For retail investors, it would be a whole new world. A lack of investment options has meant Chinese families have around 78% of their wealth tied up in property, more than double the US, a 2019 study by Chengdu’s Southwestern University of Finance and Economics showed. Less than 1% is invested in stocks.
Authorities in Hainan in China’s south said on Monday that the development of REITs would be supported and indicated that financing channels for rental properties may be expanded.
REITs are like “owning a slice of the property and reaping a steady income from the rental, which is out of reach of most mom and pop investors,” said Sigrid Zialcita, the Singapore-based chief executive officer of the Asia Pacific Real Estate Association Ltd. “Retail investors in China have had few investment opportunities like this before. REITs are less volatile than stocks, but investors can still enjoy growth from increased dividends or asset appreciation.”
Long time coming: Talks about starting a REITs market in China have been ongoing since 2008 but never came to fruition on concerns they may further fuel home prices, which have risen exponentially over the last 20 years.

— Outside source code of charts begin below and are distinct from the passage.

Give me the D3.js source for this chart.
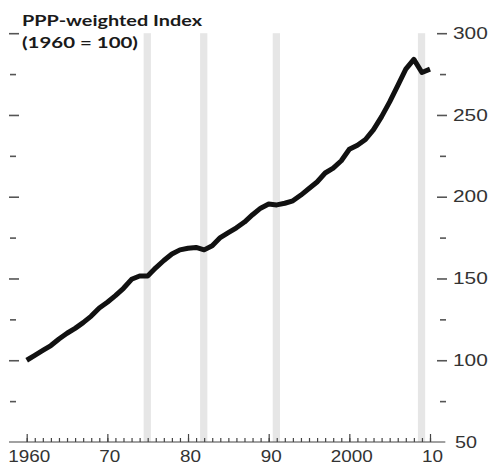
<!DOCTYPE html>
<html>
<head>
<meta charset="utf-8">
<script src="https://cdn.jsdelivr.net/npm/d3@7"></script>
<style>
  body { margin: 0; background: #fff; }
</style>
</head>
<body>
<div id="chart"></div>
<script>
// PPP-weighted index, 1960 = 100

const years = [1960, 1961, 1962, 1963, 1964, 1965, 1966, 1967, 1968, 1969,
               1970, 1971, 1972, 1973, 1974, 1975, 1976, 1977, 1978, 1979,
               1980, 1981, 1982, 1983, 1984, 1985, 1986, 1987, 1988, 1989,
               1990, 1991, 1992, 1993, 1994, 1995, 1996, 1997, 1998, 1999,
               2000, 2001, 2002, 2003, 2004, 2005, 2006, 2007, 2008, 2009, 2010];
const indexValues = [100, 103, 106, 109, 113, 116.5, 119.5, 123, 127, 132,
                     135.5, 139.5, 144, 149.5, 151.5, 151.5, 156.5, 161, 165, 167.5,
                     168.5, 169, 167.5, 170, 175, 178, 181, 184.5, 189, 193,
                     195.5, 195, 196, 197.5, 201, 205, 209, 214.5, 217.5, 222,
                     229, 231.5, 235, 241, 249, 258, 268, 278, 284, 276, 278];

// recession bands (start, end in years)
const recessions = [[1974.5, 1975.4], [1981.5, 1982.4], [1990.5, 1991.4], [2008.5, 2009.4]];

const xMajorTicks = [1960, 1970, 1980, 1990, 2000, 2010];
const xTickLabels = ["1960", "70", "80", "90", "2000", "10"];
const yMajorTicks = [50, 100, 150, 200, 250, 300];
const yMinorTicks = [75, 125, 175, 225, 275];

const width = 489;
const height = 464;

const svg = d3.select("#chart")
  .append("svg")
  .attr("width", width)
  .attr("height", height);

const xScale = d3.scaleLinear()
  .domain([1960, 2010])
  .range([26.7, 430]);

const yScale = d3.scaleLinear()
  .domain([50, 300])
  .range([442, 33.2]);

// shaded bands
svg.selectAll(".band")
  .data(recessions)
  .enter()
  .append("rect")
    .attr("class", "band")
    .attr("x", d => xScale(d[0]))
    .attr("width", d => xScale(d[1]) - xScale(d[0]))
    .attr("y", yScale(300))
    .attr("height", yScale(50) - yScale(300))
    .attr("fill", "#e6e6e6");

// x axis: baseline, yearly ticks, decade ticks
svg.append("line")
  .attr("x1", xScale(1957.8))
  .attr("x2", xScale(2011.9))
  .attr("y1", yScale(50))
  .attr("y2", yScale(50))
  .attr("stroke", "#444")
  .attr("stroke-width", 1.2);

const xMinor = svg.append("g")
  .attr("transform", `translate(0,${yScale(50)})`)
  .call(d3.axisBottom(xScale).tickValues(years).tickSize(-4).tickFormat(""));

const xMajor = svg.append("g")
  .attr("transform", `translate(0,${yScale(50)})`)
  .call(d3.axisBottom(xScale).tickValues(xMajorTicks).tickSize(-8)
    .tickFormat((d, i) => xTickLabels[i]));

[xMinor, xMajor].forEach(g => {
  g.select(".domain").remove();
  g.selectAll(".tick line").attr("stroke", "#444").attr("stroke-width", 1.2);
});

xMajor.selectAll(".tick text")
  .attr("y", 0)
  .attr("dy", 0)
  .attr("transform", "translate(2,20)")
  .attr("font-family", "'Liberation Sans', Arial, sans-serif")
  .attr("font-size", 16)
  .attr("fill", "#333")
  .attr("textLength", (d, i) => xTickLabels[i].length * 10.5)
  .attr("lengthAdjust", "spacingAndGlyphs");

// y ticks on both sides
function yTicks(x0, values, size, labels) {
  const g = svg.append("g")
    .attr("transform", `translate(${x0},0)`)
    .call(d3.axisRight(yScale).tickValues(values).tickSize(size).tickPadding(6));
  g.select(".domain").remove();
  g.selectAll(".tick line").attr("stroke", "#555").attr("stroke-width", 1.6);
  if (!labels) {
    g.selectAll(".tick text").remove();
  } else {
    g.selectAll(".tick text")
      .attr("font-family", "'Liberation Sans', Arial, sans-serif")
      .attr("font-size", 16)
      .attr("fill", "#333")
      .attr("textLength", d => String(d).length * 11.6)
      .attr("lengthAdjust", "spacingAndGlyphs");
  }
  return g;
}

yTicks(437, yMajorTicks.filter(d => d > 50), 10, true);
// the 50 label sits on the baseline
svg.append("text")
  .attr("x", 455)
  .attr("y", yScale(50) + 5.5)
  .attr("font-family", "'Liberation Sans', Arial, sans-serif")
  .attr("font-size", 16)
  .attr("fill", "#333")
  .attr("textLength", 22)
  .attr("lengthAdjust", "spacingAndGlyphs")
  .text("50");
yTicks(440, yMinorTicks, 6, false);
yTicks(9, yMajorTicks.filter(d => d > 50), 10, false);
yTicks(10, yMinorTicks, 6, false);

// the index line
const line = d3.line()
  .x((d, i) => xScale(years[i]))
  .y(d => yScale(d));

svg.append("path")
  .datum(indexValues)
  .attr("d", line)
  .attr("fill", "none")
  .attr("stroke", "#111")
  .attr("stroke-width", 5)
  .attr("stroke-linejoin", "round");

// title
const title = svg.append("text")
  .attr("font-family", "Lato, 'Open Sans', sans-serif")
  .attr("font-weight", 700)
  .attr("font-size", 16)
  .attr("fill", "#1a1a1a");

title.append("tspan")
  .attr("x", 22).attr("y", 26)
  .attr("textLength", 180).attr("lengthAdjust", "spacingAndGlyphs")
  .text("PPP-weighted Index");
title.append("tspan")
  .attr("x", 22).attr("y", 48)
  .attr("textLength", 116).attr("lengthAdjust", "spacingAndGlyphs")
  .text("(1960 = 100)");
</script>
</body>
</html>
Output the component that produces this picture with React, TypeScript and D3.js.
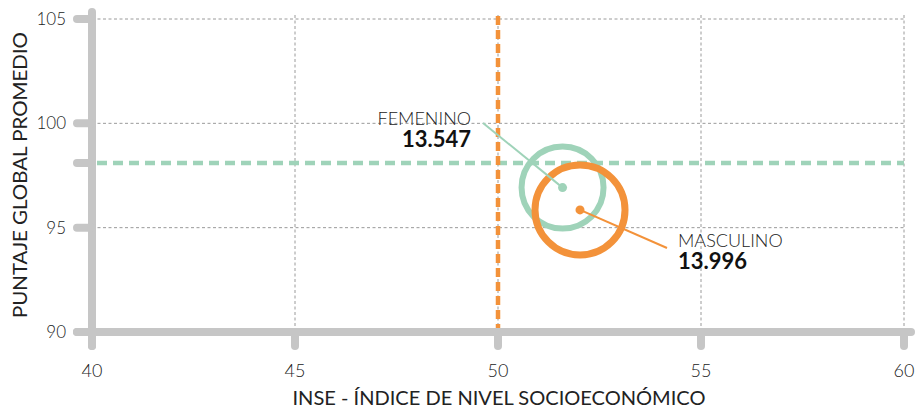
import React from "react";
import * as d3 from "d3";

const xTicks = [40, 45, 50, 55, 60];
const yTicks = [90, 95, 100, 105];
const groups = ["FEMENINO", "MASCULINO"];
const groupCount = [13547, 13996];
const groupInse = [51.59, 52.02];
const groupScore = [96.92, 95.85];
const groupColor = ["#9fd3b9", "#f3923a"];
const refInse = 50;
const refScore = 98.1;

const W = 918;
const H = 409;
const FONT = "Lato, 'Open Sans', sans-serif";

export default function App() {
  const x = d3.scaleLinear().domain([40, 60]).range([92, 904]);
  const y = d3.scaleLinear().domain([90, 105]).range([332, 19]);
  const r = d3.scaleLinear().domain([13547, 13996]).range([41, 45]);
  const axisColor = "#c6c6c6";
  const gridColor = "#9a9a9a";
  const fmt = (v: number) => d3.format(",")(v).replace(",", ".");

  const labelPos = [
    { lx: 471, ly: 125, ex: 483, ey: 123, anchor: "end" },
    { lx: 678, ly: 247, ex: 667, ey: 248, anchor: "start" },
  ];

  return (
    <svg width={W} height={H} style={{ position: "absolute", left: 0, top: 0, fontFamily: FONT }}>
      <rect width={W} height={H} fill="#fff" />
      {/* grid */}
      {yTicks.filter((t) => t !== 90).map((t) => (
        <line key={"gy" + t} x1={x(40)} x2={x(60)} y1={y(t)} y2={y(t)} stroke={gridColor} strokeWidth={1} strokeDasharray="3,2.5" />
      ))}
      {xTicks.filter((t) => t !== 40).map((t) => (
        <line key={"gx" + t} x1={x(t)} x2={x(t)} y1={y(105) - 4} y2={y(90)} stroke={gridColor} strokeWidth={1} strokeDasharray="3,2.5" />
      ))}
      {/* axes */}
      <line x1={x(40)} x2={x(40)} y1={12} y2={y(90) + 14} stroke={axisColor} strokeWidth={8} strokeLinecap="round" />
      <line x1={x(40) - 15} x2={x(60) + 7} y1={y(90)} y2={y(90)} stroke={axisColor} strokeWidth={8} strokeLinecap="round" />
      {yTicks.concat([refScore]).map((t) => (
        <line key={"ty" + t} x1={x(40) - 15} x2={x(40)} y1={y(t)} y2={y(t)} stroke={axisColor} strokeWidth={8} strokeLinecap="round" />
      ))}
      {xTicks.map((t) => (
        <line key={"tx" + t} x1={x(t)} x2={x(t)} y1={y(90)} y2={y(90) + 14} stroke={axisColor} strokeWidth={8} strokeLinecap="round" />
      ))}
      {/* reference lines */}
      <line x1={x(40) + 5} x2={x(60)} y1={y(refScore)} y2={y(refScore)} stroke={groupColor[0]} strokeWidth={4.5} strokeDasharray="10,6" />
      <line x1={x(refInse)} x2={x(refInse)} y1={16} y2={y(90) - 4} stroke={groupColor[1]} strokeWidth={4.5} strokeDasharray="9,5" />
      {/* tick labels */}
      {yTicks.map((t) => (
        <text key={"ly" + t} x={66} y={y(t)} dy="0.35em" textAnchor="end" fontSize={17} fontWeight={300} fill="#222">{t}</text>
      ))}
      {xTicks.map((t) => (
        <text key={"lx" + t} x={x(t)} y={377} textAnchor="middle" fontSize={18} fontWeight={300} fill="#222">{t}</text>
      ))}
      {/* axis titles */}
      <text x={499} y={405} textAnchor="middle" fontSize={19.5} fontWeight={400} fill="#222" textLength={413} lengthAdjust="spacingAndGlyphs">INSE - ÍNDICE DE NIVEL SOCIOECONÓMICO</text>
      <text transform={`translate(27,175) rotate(-90)`} textAnchor="middle" fontSize={19.5} fontWeight={400} fill="#222" textLength={286} lengthAdjust="spacingAndGlyphs">PUNTAJE GLOBAL PROMEDIO</text>
      {/* bubbles */}
      {groups.map((g, i) => (
        <g key={g}>
          <circle cx={x(groupInse[i])} cy={y(groupScore[i])} r={r(groupCount[i])} fill="none" stroke={groupColor[i]} strokeWidth={i === 0 ? 6 : 7} />
        </g>
      ))}
      {groups.map((g, i) => (
        <g key={"l" + g}>
          <line x1={labelPos[i].ex} y1={labelPos[i].ey} x2={x(groupInse[i])} y2={y(groupScore[i])} stroke={groupColor[i]} strokeWidth={2} />
          <circle cx={x(groupInse[i])} cy={y(groupScore[i])} r={4.5} fill={groupColor[i]} />
          <text x={labelPos[i].lx} y={labelPos[i].ly} textAnchor={labelPos[i].anchor} fontSize={18} fontWeight={300} fill="#222">{g}</text>
          <text x={labelPos[i].lx} y={labelPos[i].ly + 22} textAnchor={labelPos[i].anchor} fontSize={22} fontWeight={700} fill="#111">{fmt(groupCount[i])}</text>
        </g>
      ))}
    </svg>
  );
}
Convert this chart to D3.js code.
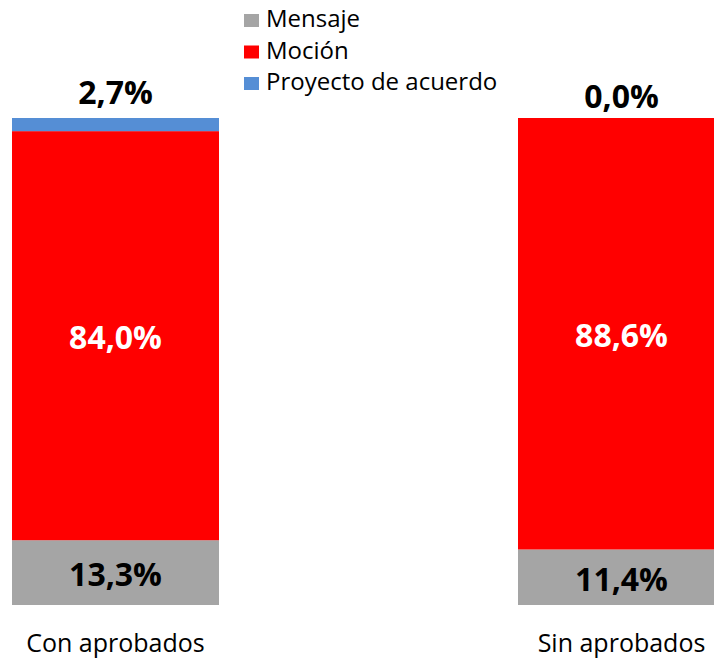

The pilot program includes a number of rules to ensure prudence. Retail investors can only buy 16% of any one REIT’s securities and cornerstone retail investors have to hold at least 20% of their investment for a minimum of five years. Institutional investors will control the rest.
To prevent against funds being misused, REITs can only obtain leverage of up to 20% and any money borrowed has to be used for maintenance and renovation rather than acquisitions.
Infrastructure assets must also have been operational for three years, and located in one of six designated economic zones, one of which includes the Greater Bay Area that links Guangdong, Hong Kong and Macau. The ability to generate stable cash flow is also a prerequisite.
Safety first: “For a brand new product, top policy makers are going to be paying substantial attention to financial stability and safety,” said Stanley Ching, the head of real estate at Citic Capital Holdings Ltd. “When the government feels confident enough REITs won’t flare up the property market, they may expand the trial.”
Until then, infrastructure-only REITs make sense for another reason – they’ll help get China’s battered economy back on its feet.
Encouraging equity fundraising for public projects like highways, bridges and business parks will alleviate the debt strain on local governments. Sinolink Securities Co forecasts China will need to spend about 1.5tn yuan ($201bn) on infrastructure this year to achieve economic expansion of between 5.5% and 6%. “Ramping up infrastructure investments through REITs can propel economic growth and curb the debt risks faced by local governments,” said Zuo Fei, a managing director in the investment banking division of China Merchants Securities Company.
The potential scale of a new infrastructure REIT market is dizzying. Assuming only 1% of existing infrastructure projects are securitised, at least 1 trillion yuan will be released onto equities markets, according to a report last year by Peking University’s Guanghua School of Management.
The biggest obstacle is a legal one. In Asia, REITs are usually structured so that a trust or a fund holds the assets. But in China, trust products can only be sold to a maximum of 200 qualified investors, while mutual funds can only invest in stocks and bonds.
The trial gets around this by allowing individual investors to buy shares in a mutual fund, which then invests in asset-backed securities that indirectly hold the infrastructure assets.
“It’s an attempt to roll out a REIT framework without modifying existing laws,” Citic Capital’s Ching said. “It’s the first step to a public REITs market and that’s a breakthrough.”